Supplied information:
++++++
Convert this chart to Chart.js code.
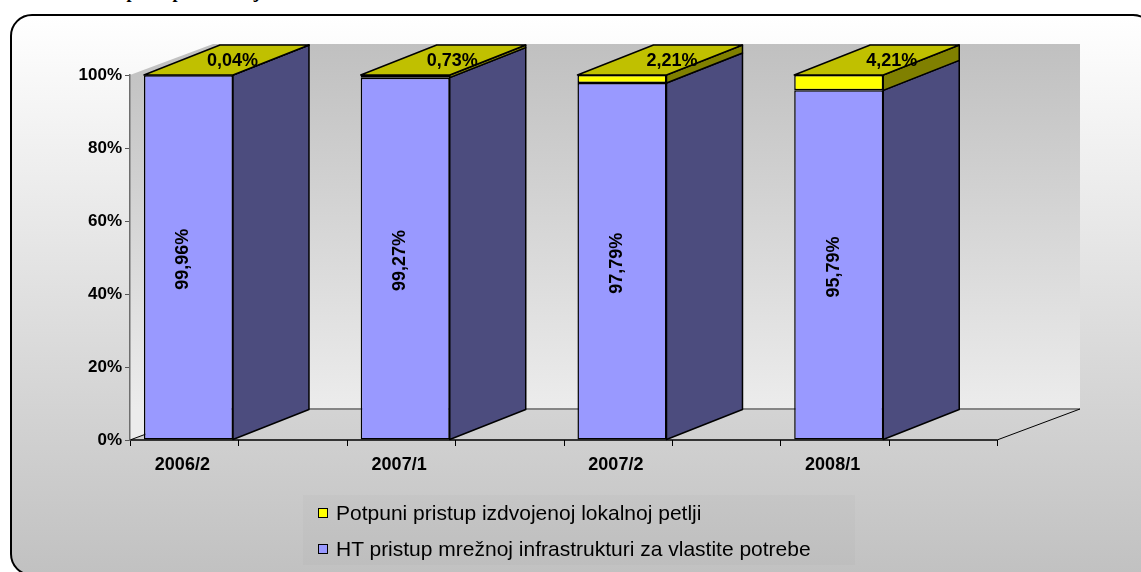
<!DOCTYPE html>
<html>
<head>
<meta charset="utf-8">
<script src="https://cdn.jsdelivr.net/npm/chart.js@4.4.0/dist/chart.umd.min.js"></script>
<style>
    html, body { margin: 0; padding: 0; background: #fff; width: 1141px; height: 572px; overflow: hidden; }
    body { position: relative; font-family: "Liberation Sans", Arial, sans-serif; }
    #caption { position: absolute; left: 22px; top: -17px; line-height: 18px; font: bold 18px/18px "Liberation Serif", serif; white-space: nowrap; }
    #frame { position: absolute; left: 10px; top: 14px; width: 1145px; height: 562px; box-sizing: border-box;
             border: 2px solid #000; border-radius: 22px; background: linear-gradient(#ffffff 0%, #c1c1c1 100%); }
    #chart { position: absolute; left: 0; top: 0; }
    #legend { position: absolute; left: 303px; top: 495px; width: 552px; height: 70px; background: rgba(0,0,0,0.02); }
    .item { position: absolute; left: 15px; height: 22px; display: flex; align-items: center; font-size: 21px; color: #000; white-space: nowrap; }
    .box { width: 8px; height: 8px; border: 1.5px solid #000; margin-right: 8px; }
</style>
</head>
<body>
<div id="caption">Slika 5: Udio pristupa mrežnoj infrastrukturi</div>
<div id="frame"></div>
<canvas id="chart" width="1141" height="572"></canvas>
<div id="legend"></div>
<script>
const categories = ['2006/2', '2007/1', '2007/2', '2008/1'];
const htValues = [99.96, 99.27, 97.79, 95.79];
const llValues = [0.04, 0.73, 2.21, 4.21];
const yTicks = [0, 20, 40, 60, 80, 100];

const htLabel = 'HT pristup mrežnoj infrastrukturi za vlastite potrebe';
const llLabel = 'Potpuni pristup izdvojenoj lokalnoj petlji';

// 3D depth of walls and of bars
const WALL_DX = 83, WALL_DY = -31;
const BAR_DX = 76, BAR_DY = -30;

const fontFamily = '"Liberation Sans", Arial, sans-serif';
Chart.defaults.font.family = fontFamily;
Chart.defaults.color = '#000';

function fmt(v) {
    return v.toFixed(2).replace('.', ',') + '%';
}

function poly(ctx, pts, fill) {
    ctx.beginPath();
    ctx.moveTo(pts[0][0], pts[0][1]);
    for (let i = 1; i < pts.length; i++) {
        ctx.lineTo(pts[i][0], pts[i][1]);
    }
    ctx.closePath();
    ctx.fillStyle = fill;
    ctx.fill();
    ctx.stroke();
}

const framePlugin = {
    id: 'frame3d',
    beforeDraw(chart) {
        const ctx = chart.ctx;
        const xs = chart.scales.x, ys = chart.scales.y;
        const l = xs.left, r = xs.right;
        const t = ys.getPixelForValue(100), b = ys.getPixelForValue(0);
        ctx.save();

        let g = ctx.createLinearGradient(0, t + WALL_DY, 0, b + WALL_DY);
        g.addColorStop(0, '#c0c0c0');
        g.addColorStop(1, '#ececec');

        // left wall
        ctx.beginPath();
        ctx.moveTo(l, t);
        ctx.lineTo(l + WALL_DX, t + WALL_DY);
        ctx.lineTo(l + WALL_DX, b + WALL_DY);
        ctx.lineTo(l, b);
        ctx.closePath();
        ctx.fillStyle = g;
        ctx.fill();

        // back wall
        ctx.fillStyle = g;
        ctx.fillRect(l + WALL_DX, t + WALL_DY, r - l, b - t);

        // bottom edge of back wall
        ctx.strokeStyle = '#858585';
        ctx.lineWidth = 2;
        ctx.beginPath();
        ctx.moveTo(l + WALL_DX, b + WALL_DY);
        ctx.lineTo(r + WALL_DX, b + WALL_DY);
        ctx.stroke();

        // floor edges
        ctx.strokeStyle = '#000';
        ctx.lineWidth = 1;
        ctx.beginPath();
        ctx.moveTo(l, b);
        ctx.lineTo(l + WALL_DX, b + WALL_DY);
        ctx.moveTo(r, b);
        ctx.lineTo(r + WALL_DX, b + WALL_DY);
        ctx.stroke();

        ctx.lineWidth = 1.5;
        ctx.beginPath();
        ctx.moveTo(l, b);
        ctx.lineTo(r, b);
        ctx.stroke();

        // tick marks, at band edges and band middles
        const half = (r - l) / (categories.length * 2);
        ctx.lineWidth = 1;
        ctx.beginPath();
        for (let k = 0; k <= categories.length * 2; k++) {
            const px = Math.round(l + k * half) + 0.5;
            ctx.moveTo(px, b);
            ctx.lineTo(px, b + 6);
        }
        ctx.stroke();
        ctx.restore();
    },
    afterDatasetsDraw(chart) {
        const ctx = chart.ctx;
        ctx.save();
        ctx.strokeStyle = '#000';
        ctx.lineWidth = 1.5;
        ctx.lineJoin = 'round';

        chart.data.datasets.forEach((ds, i) => {
            if (!ds.sideColor) return;
            const meta = chart.getDatasetMeta(i);
            meta.data.forEach((bar) => {
                const p = bar.getProps(['x', 'y', 'base', 'width'], true);
                const xl = p.x - p.width / 2, xr = p.x + p.width / 2;
                poly(ctx, [[xr, p.y], [xr + BAR_DX, p.y + BAR_DY], [xr + BAR_DX, p.base + BAR_DY], [xr, p.base]], ds.sideColor);
                if (ds.topColor) {
                    poly(ctx, [[xl, p.y], [xr, p.y], [xr + BAR_DX, p.y + BAR_DY], [xl + BAR_DX, p.y + BAR_DY]], ds.topColor);
                }
            });
        });

        // data labels
        ctx.fillStyle = '#000';
        ctx.font = 'bold 18px ' + fontFamily;
        ctx.textAlign = 'center';
        ctx.textBaseline = 'middle';
        chart.data.datasets.forEach((ds, i) => {
            if (!ds.sideColor) return;
            const meta = chart.getDatasetMeta(i);
            meta.data.forEach((bar, j) => {
                const p = bar.getProps(['x', 'y', 'base', 'width'], true);
                const text = fmt(ds.data[j]);
                if (ds.topColor) {
                    ctx.fillText(text, p.x + BAR_DX / 2 + 6 + j * 3, p.y + BAR_DY / 2 + 1);
                } else {
                    ctx.save();
                    ctx.translate(p.x - 5, (p.y + p.base) / 2 + 2);
                    ctx.rotate(-Math.PI / 2);
                    ctx.fillText(text, 0, 0);
                    ctx.restore();
                }
            });
        });
        ctx.restore();
    }
};

const chart = new Chart(document.getElementById('chart'), {
    type: 'bar',
    data: {
        labels: categories,
        datasets: [
            {
                label: htLabel,
                data: htValues,
                stack: 'front',
                backgroundColor: '#9999ff',
                sideColor: '#4c4c7e',
                borderColor: '#000',
                borderWidth: 1.5,
                borderSkipped: false
            },
            {
                label: llLabel,
                data: llValues,
                stack: 'front',
                backgroundColor: '#ffff00',
                sideColor: '#808000',
                topColor: '#c0c000',
                borderColor: '#000',
                borderWidth: 1.5,
                borderSkipped: false
            },
            {
                // empty stack, keeps room for the depth of the bars
                label: '',
                data: [null, null, null, null],
                stack: 'depth'
            }
        ]
    },
    options: {
        responsive: false,
        animation: false,
        events: [],
        categoryPercentage: 0.921,
        barPercentage: 0.892,
        layout: {
            padding: { left: 70, right: 144, top: 75, bottom: 92 }
        },
        plugins: {
            legend: { display: false },
            tooltip: { enabled: false }
        },
        scales: {
            x: {
                stacked: true,
                grid: { display: false, drawTicks: false },
                border: { display: false },
                ticks: {
                    padding: 14,
                    labelOffset: -56,
                    font: { size: 18, weight: 'bold' },
                    color: '#000'
                },
                afterFit(scale) {
                    scale.height = 40;
                }
            },
            y: {
                stacked: true,
                min: 0,
                max: 100,
                afterBuildTicks(scale) {
                    scale.ticks = yTicks.map(v => ({ value: v }));
                },
                grid: {
                    drawOnChartArea: false,
                    drawTicks: true,
                    tickLength: 5,
                    color: '#555'
                },
                border: { display: true, color: '#6e6e6e', width: 1.5 },
                ticks: {
                    padding: 3,
                    font: { size: 17, weight: 'bold' },
                    color: '#000',
                    callback: (v) => v + '%'
                },
                afterFit(scale) {
                    scale.width = 60;
                }
            }
        }
    },
    plugins: [framePlugin]
});

// legend built from the chart's own legend items
const legendEl = document.getElementById('legend');
const items = Chart.defaults.plugins.legend.labels.generateLabels(chart)
    .filter(it => it.text !== '')
    .reverse();
items.forEach((it, n) => {
    const row = document.createElement('div');
    row.className = 'item';
    row.style.top = (7 + n * 36) + 'px';
    const box = document.createElement('span');
    box.className = 'box';
    box.style.background = it.fillStyle;
    const label = document.createElement('span');
    label.textContent = it.text;
    row.appendChild(box);
    row.appendChild(label);
    legendEl.appendChild(row);
});
</script>
</body>
</html>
++++++
Given request: Leave out the pictures, then repeat the listing above exactly from its first line to the line with "const BAR_DX = 76, BAR_DY = -30;", inclusive.

Final answer:
Convert this chart to Chart.js code.
<!DOCTYPE html>
<html>
<head>
<meta charset="utf-8">
<script src="https://cdn.jsdelivr.net/npm/chart.js@4.4.0/dist/chart.umd.min.js"></script>
<style>
    html, body { margin: 0; padding: 0; background: #fff; width: 1141px; height: 572px; overflow: hidden; }
    body { position: relative; font-family: "Liberation Sans", Arial, sans-serif; }
    #caption { position: absolute; left: 22px; top: -17px; line-height: 18px; font: bold 18px/18px "Liberation Serif", serif; white-space: nowrap; }
    #frame { position: absolute; left: 10px; top: 14px; width: 1145px; height: 562px; box-sizing: border-box;
             border: 2px solid #000; border-radius: 22px; background: linear-gradient(#ffffff 0%, #c1c1c1 100%); }
    #chart { position: absolute; left: 0; top: 0; }
    #legend { position: absolute; left: 303px; top: 495px; width: 552px; height: 70px; background: rgba(0,0,0,0.02); }
    .item { position: absolute; left: 15px; height: 22px; display: flex; align-items: center; font-size: 21px; color: #000; white-space: nowrap; }
    .box { width: 8px; height: 8px; border: 1.5px solid #000; margin-right: 8px; }
</style>
</head>
<body>
<div id="caption">Slika 5: Udio pristupa mrežnoj infrastrukturi</div>
<div id="frame"></div>
<canvas id="chart" width="1141" height="572"></canvas>
<div id="legend"></div>
<script>
const categories = ['2006/2', '2007/1', '2007/2', '2008/1'];
const htValues = [99.96, 99.27, 97.79, 95.79];
const llValues = [0.04, 0.73, 2.21, 4.21];
const yTicks = [0, 20, 40, 60, 80, 100];

const htLabel = 'HT pristup mrežnoj infrastrukturi za vlastite potrebe';
const llLabel = 'Potpuni pristup izdvojenoj lokalnoj petlji';

// 3D depth of walls and of bars
const WALL_DX = 83, WALL_DY = -31;
const BAR_DX = 76, BAR_DY = -30;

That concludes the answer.